Our family is filled with gratitude for all the love and light that’s being sent our way. We never could have imagined the support we continue to receive – from offers to be by our side, to text messages, to healing meals for our family, to countless stories that make us feel less alone in all of this.
Our family has been riding the roller coaster that is grief for a week now, and it’s effected us all in different ways. My Mom – who is incredibly close to us and lives with us – has become Grandmother Hen. She’s making soup, picking up meals and dropping meetings to make sure we are all cared for. She’s also taken to cuddling with Isaac whenever he beckons – which is quite often right now.
Isaac is healing in his own way. I often forget just how much he understands as a three-year-old and he surprises me often. He’s stopped kissing my belly (thank goodness), but he’s been extra clingy and acting up a lot lately, throwing tantrums more than he ever has. The other night, he threw a huge tantrum (including hitting Ben) at bath time. When he asked “Where did Daddy go?” I told him, “He needed to take a break because it hurt his feelings that you hit him.” Isaac immediately said, “What happens if someone hurts my feelings?” I replied, “Then you can tell them that it hurt your feelings; that’s okay to say.” Isaac looked into the tub for a second, then looked back at me and asked, “Hokuao died yeah?” My heart sank, and tears came to my eyes. I said, “Yes, my love. Hokuao died. I’m so sorry.” And when he asked, “Why did Hokuao die?” I repeated what I’ve told him dozens of times in the last week: “We don’t know, honey. Sometimes babies aren’t strong or healthy enough for this world.” I asked if it hurt his feelings that she died and he said “Yeah”, then went on playing with his scuba diver.

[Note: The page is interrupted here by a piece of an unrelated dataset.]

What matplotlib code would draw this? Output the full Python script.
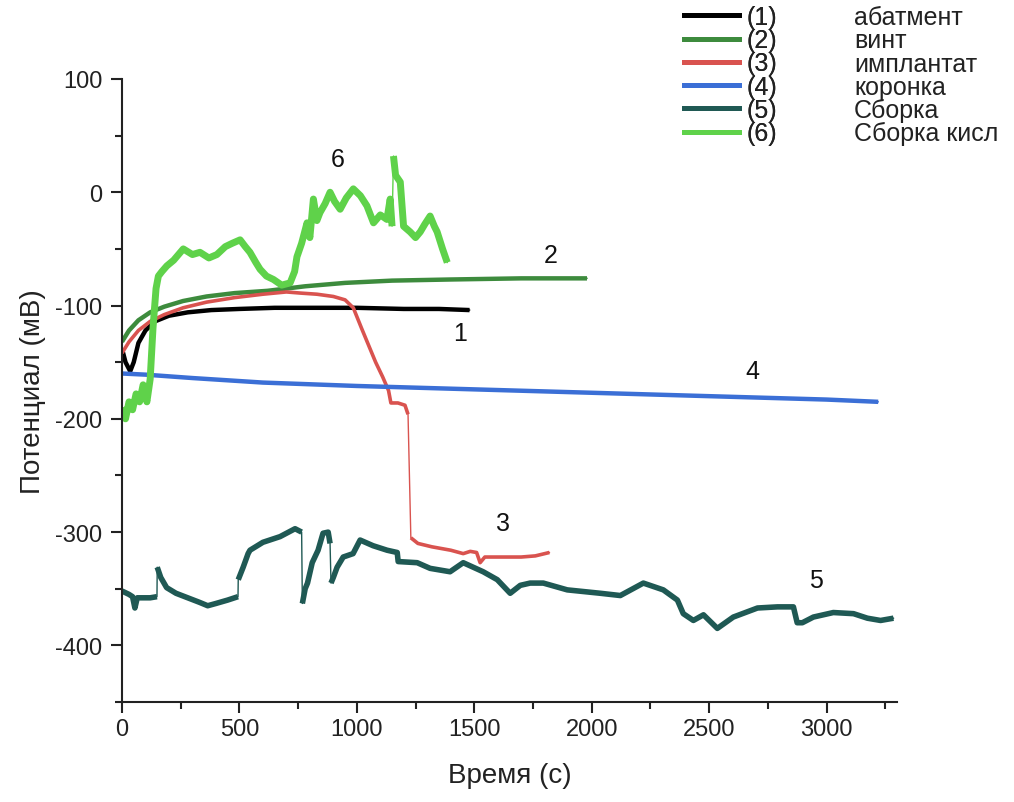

Those devastating and surprising moments of familial grief pop up randomly throughout our everyday lives. Isaac ran his first cross-country race with Coach Daddy this past weekend, and between cheering for the boys and handing out snacks post-race, I got a phone call confirming the prenatal lomi lomi massage clinic I had waited months to join. Even with all the busy-ness of life with a preschooler, there are constant reminders of our loss.
Ben has always been an internal griever, and I am doing my best to support him while also allowing him the space to process this loss the way he needs to. He continues to be my rock through all of this; providing me with the strength and perspective I need to feel my way through.

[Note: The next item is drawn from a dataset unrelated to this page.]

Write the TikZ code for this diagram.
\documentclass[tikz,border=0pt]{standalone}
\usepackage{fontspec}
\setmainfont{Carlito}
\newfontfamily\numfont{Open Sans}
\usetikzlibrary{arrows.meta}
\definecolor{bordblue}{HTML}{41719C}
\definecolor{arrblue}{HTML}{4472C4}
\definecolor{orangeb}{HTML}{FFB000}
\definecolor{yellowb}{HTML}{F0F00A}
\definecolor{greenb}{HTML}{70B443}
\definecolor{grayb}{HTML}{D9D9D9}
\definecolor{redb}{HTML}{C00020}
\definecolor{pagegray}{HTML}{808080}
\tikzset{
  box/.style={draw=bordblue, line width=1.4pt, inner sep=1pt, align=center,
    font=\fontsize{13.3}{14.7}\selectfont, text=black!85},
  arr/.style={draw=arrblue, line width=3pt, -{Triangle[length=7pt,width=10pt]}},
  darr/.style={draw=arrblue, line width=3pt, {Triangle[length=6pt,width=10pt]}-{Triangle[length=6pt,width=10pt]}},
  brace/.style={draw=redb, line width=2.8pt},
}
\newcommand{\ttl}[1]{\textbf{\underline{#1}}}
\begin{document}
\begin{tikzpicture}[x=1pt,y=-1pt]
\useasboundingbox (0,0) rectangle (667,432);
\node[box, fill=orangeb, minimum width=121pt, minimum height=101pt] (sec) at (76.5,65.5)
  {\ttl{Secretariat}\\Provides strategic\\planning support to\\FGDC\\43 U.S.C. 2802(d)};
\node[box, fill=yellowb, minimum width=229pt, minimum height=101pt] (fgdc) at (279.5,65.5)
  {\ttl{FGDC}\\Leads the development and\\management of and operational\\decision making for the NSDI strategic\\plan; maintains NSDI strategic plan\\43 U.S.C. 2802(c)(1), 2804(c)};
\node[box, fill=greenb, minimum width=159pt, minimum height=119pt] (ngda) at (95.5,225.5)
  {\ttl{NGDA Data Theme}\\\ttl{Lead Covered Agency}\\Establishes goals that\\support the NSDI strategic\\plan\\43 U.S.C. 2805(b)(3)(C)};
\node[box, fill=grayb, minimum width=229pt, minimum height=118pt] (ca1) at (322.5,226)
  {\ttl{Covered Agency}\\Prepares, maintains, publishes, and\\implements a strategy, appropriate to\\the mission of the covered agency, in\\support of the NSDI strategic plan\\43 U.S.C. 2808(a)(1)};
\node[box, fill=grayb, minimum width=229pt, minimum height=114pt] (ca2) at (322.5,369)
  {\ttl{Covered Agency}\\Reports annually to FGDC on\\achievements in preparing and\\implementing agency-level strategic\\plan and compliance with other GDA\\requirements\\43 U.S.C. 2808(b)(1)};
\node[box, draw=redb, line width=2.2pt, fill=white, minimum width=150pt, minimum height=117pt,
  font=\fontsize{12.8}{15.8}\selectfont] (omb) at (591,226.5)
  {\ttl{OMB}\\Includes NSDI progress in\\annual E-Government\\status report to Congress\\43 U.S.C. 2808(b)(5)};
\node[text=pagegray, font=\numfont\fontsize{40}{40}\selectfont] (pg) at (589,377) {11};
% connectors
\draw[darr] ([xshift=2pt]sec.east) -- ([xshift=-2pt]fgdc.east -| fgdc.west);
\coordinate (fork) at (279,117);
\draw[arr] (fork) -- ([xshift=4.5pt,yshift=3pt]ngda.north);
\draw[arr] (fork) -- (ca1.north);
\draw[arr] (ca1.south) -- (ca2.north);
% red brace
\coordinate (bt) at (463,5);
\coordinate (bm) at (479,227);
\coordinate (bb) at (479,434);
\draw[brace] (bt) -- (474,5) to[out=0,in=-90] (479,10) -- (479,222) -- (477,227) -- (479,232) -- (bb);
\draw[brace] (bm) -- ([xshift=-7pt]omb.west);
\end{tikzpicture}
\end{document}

As for me, I think I’m pretty much right on par with my grieving process. I do my best to feel all of it – even what I call ‘the stupid emotions’ like shame, stupidity, and unnecessary anger.

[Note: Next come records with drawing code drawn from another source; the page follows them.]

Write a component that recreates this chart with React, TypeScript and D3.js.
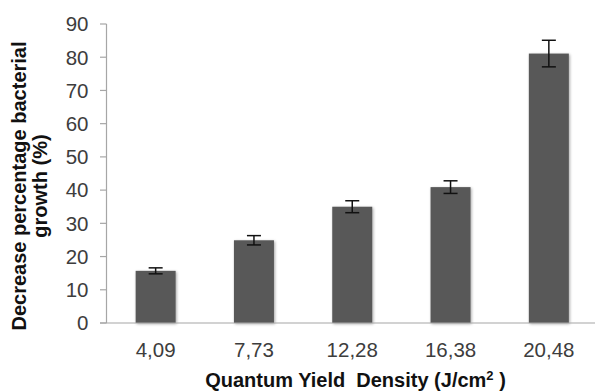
import React from "react"
import * as d3 from "d3"

const W = 595
const H = 391

const categories = ["4,09", "7,73", "12,28", "16,38", "20,48"]
const values = [15.7, 24.9, 35.0, 40.9, 81.1]
const errors = [0.9, 1.4, 1.8, 1.9, 4.0]
const yTicks = [0, 10, 20, 30, 40, 50, 60, 70, 80, 90]

const AXIS_X = 106.5
const AXIS_Y = 323
const TOP_Y = 24

export default function App() {
  const x = d3
    .scaleBand<string>()
    .domain(categories)
    .range([AXIS_X, 598])
    .paddingInner(0.593)
    .paddingOuter(0.2965)

  const y = d3.scaleLinear().domain([0, 90]).range([AXIS_Y, TOP_Y])

  const font = "'Liberation Sans', Arial, sans-serif"

  return (
    <svg
      width={W}
      height={H}
      style={{ position: "absolute", left: 0, top: 0, background: "#fff" }}
      fontFamily={font}
    >
      <defs>
        <filter id="barShadow" x="-20%" y="-5%" width="140%" height="115%">
          <feGaussianBlur in="SourceAlpha" stdDeviation="1.6" />
          <feOffset dx="1" dy="1" result="blur" />
          <feComponentTransfer>
            <feFuncA type="linear" slope="0.35" />
          </feComponentTransfer>
          <feMerge>
            <feMergeNode />
            <feMergeNode in="SourceGraphic" />
          </feMerge>
        </filter>
      </defs>

      {/* y axis */}
      <line x1={AXIS_X} x2={AXIS_X} y1={y(90)} y2={AXIS_Y} stroke="#a6a6a6" strokeWidth={1.2} />
      {yTicks.map(t => (
        <g key={t}>
          <line x1={AXIS_X - 6.5} x2={AXIS_X} y1={y(t)} y2={y(t)} stroke="#a6a6a6" strokeWidth={1.2} />
          <text
            x={88.5}
            y={y(t)}
            dy="0.36em"
            textAnchor="end"
            fontSize={20.5}
            fill="#3d3d3d"
          >
            {t}
          </text>
        </g>
      ))}

      {/* bars */}
      {categories.map((c, i) => (
        <rect
          key={c}
          x={x(c)}
          y={y(values[i])}
          width={x.bandwidth()}
          height={AXIS_Y - y(values[i])}
          fill="#595959"
          filter="url(#barShadow)"
        />
      ))}

      {/* x axis */}
      <line x1={AXIS_X - 6.5} x2={W} y1={AXIS_Y} y2={AXIS_Y} stroke="#a6a6a6" strokeWidth={1.2} />

      {/* error bars */}
      {categories.map((c, i) => {
        const cx = (x(c) ?? 0) + x.bandwidth() / 2
        const hi = y(values[i] + errors[i])
        const lo = y(values[i] - errors[i])
        return (
          <g key={c} stroke="#111" strokeWidth={1.5}>
            <line x1={cx} x2={cx} y1={hi} y2={lo} />
            <line x1={cx - 7} x2={cx + 7} y1={hi} y2={hi} />
            <line x1={cx - 7} x2={cx + 7} y1={lo} y2={lo} />
          </g>
        )
      })}

      {/* x tick labels */}
      {categories.map(c => (
        <text
          key={c}
          x={(x(c) ?? 0) + x.bandwidth() / 2}
          y={357}
          textAnchor="middle"
          fontSize={20.5}
          fill="#3d3d3d"
        >
          {c}
        </text>
      ))}

      {/* x title */}
      <text
        x={355.5}
        y={387}
        textAnchor="middle"
        fontSize={20}
        fontWeight="bold"
        fill="#111"
        style={{ whiteSpace: "pre" }}
      >
        {"Quantum Yield  Density (J/cm"}
        <tspan fontSize={13} dy={-7}>2</tspan>
        <tspan dy={7}>{" )"}</tspan>
      </text>

      {/* y title */}
      <g transform="translate(26,186) rotate(-90)">
        <text textAnchor="middle" fontSize={20} fontWeight="bold" fill="#111">
          Decrease percentage bacterial
        </text>
      </g>
      <g transform="translate(47,186) rotate(-90)">
        <text textAnchor="middle" fontSize={20} fontWeight="bold" fill="#111">
          growth (%)
        </text>
      </g>
    </svg>
  )
}
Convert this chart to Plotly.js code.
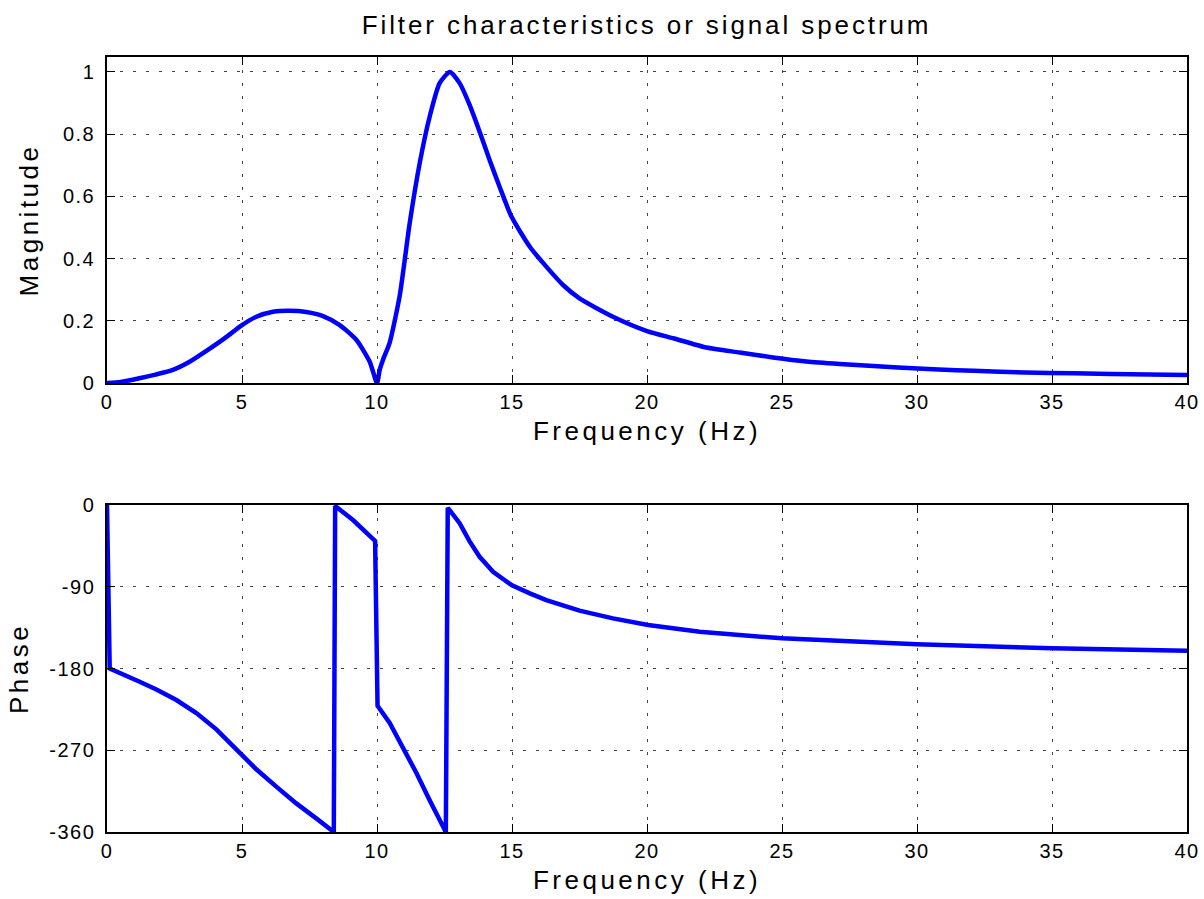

Every day I run through so many emotions. The most prevalent is sadness. Intense, heart-wrenching sadness, on a deeper level than I thought possible. But then there’s anger and frustration, which surface quite often, especially when speaking to other birth workers. How is it okay to force a woman to wait with her dead fetus in her body for over a week? Why aren’t there better options for people on Maui? Why will this procedure cost $1000?
Then comes surrender. I don’t want any negativity surrounding those who will be helping me through the healing process. I am grateful for Western medicine. For the wonderful doctors who will have to perform this unpleasant procedure. For medical. Having this week has given me the chance to say goodbye in my own way.
I often feel lonely – even after telling the world. No one can go on this journey with me, and I feel as though no one gets what I’m going through, even though women are having the same experience all throughout the world at this very moment. And then I feel like I’m completely over-reacting about the whole thing and who-the-hell-am-I-to-think-my-experience-deserves-to-be-shared.
And of course, I feel the love. All the love from so many people, near and far, who are holding our family in their thoughts right now. I feel their strength and their support, and I know that this is all going to be okay in the end.
Yesterday I began processing a few new emotions, as well. I went to see both an acupuncturist and my beloved chiropractor, and I got to reconnect with my body’s innate wisdom. I was able to peel back the layers of fear and guilt, and have a few moments of clarity. I received. I was able to breathe deeply and feel whole for the first time in over a week. I was reminded that the place where I am connected to everything – my na’au – still shines brightly and continues to be the force that guides me.
This afternoon I go in to have laminaria placed into my cervix to begin the dilation process, and tomorrow Ben and I will get on a plane, then a bus, to our D&E procedure. I’m aware that this is my second baby and therefore my body may open up quicker than expected. I’m aware that I may still go into spontaneous labor and deliver her. And I am glad to say that I honestly feel prepared and at ease about the whole thing at this point. I trust the process, exactly as it’s meant to unfold. I feel ready, both physically and emotionally, to let go of this baby’s body and to say goodbye.
A week ago, I was saying, There’s something dead in my body. Get it out of me, now. Today I feel like I can honor my baby and my body – this body that has experienced the entire life cycle within it. I feel like I’ve started the emotional healing, and I feel prepared to start the physical healing, too.